The implication that they would be sharing a room has been made here several times and we dont know that to be true, but it sure looks like it would put a kink into your comfortable vacation plans.

Tell your niece you would love to have her come with you, but that you haven't known her boyfriend for long enough to invite him. Perhaps next time, they can get their own room and join you.

I think it was rude of him to invite himself and also rude of her to handle it this way, but I also think things get mixed up sometimes and perhaps it is just leftover youth where parents/family pay for trips for children without second thought (and she probably was allowed to bring along friends before on family vacations - lots of people vacation like that).
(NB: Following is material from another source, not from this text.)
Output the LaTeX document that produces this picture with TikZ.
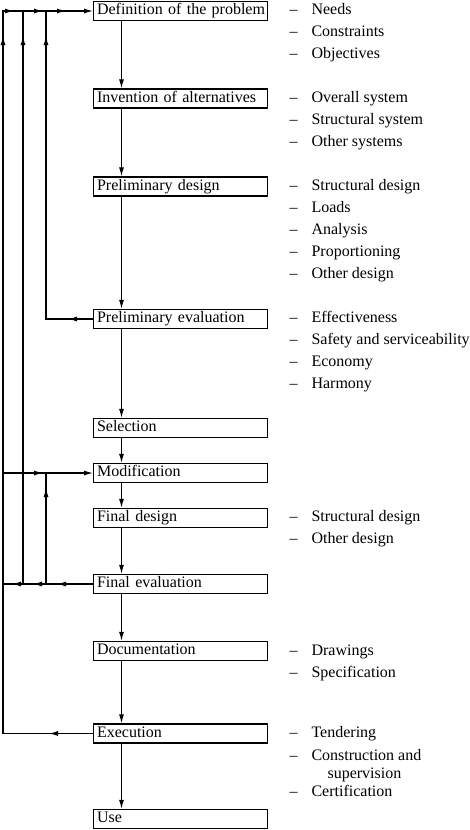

So, we probably shouldn't judge either of them, but I do believe that its your vacation and I dont think I would be comfortable with it at this time.

Good luck!
 
Another "no" vote. They've only been dating a short while. There is NO guarantee that they WILL still be friends if they should break up before the trip. If he is willing to pay his own way & still want to go, he should get his own room.

BTW - I was "the neice" in this situation, or one similar, years ago. It did not work out well for my family or for me & the BF. Say NO.

Good luck!
 
We love to have family with us on vacation, but I vote NO. Might be different if you knew this guy well. Or if they were engaged. I wouldn't be comfortable with this setup.

IMO, your niece is inappropriately asking you to go waayyy out of your way for a "boyfriend." These are adults. Since he can afford to pay his way, tell them you'd be happy to help them plan their own WDW vacation. All of you would probably be more comfortable.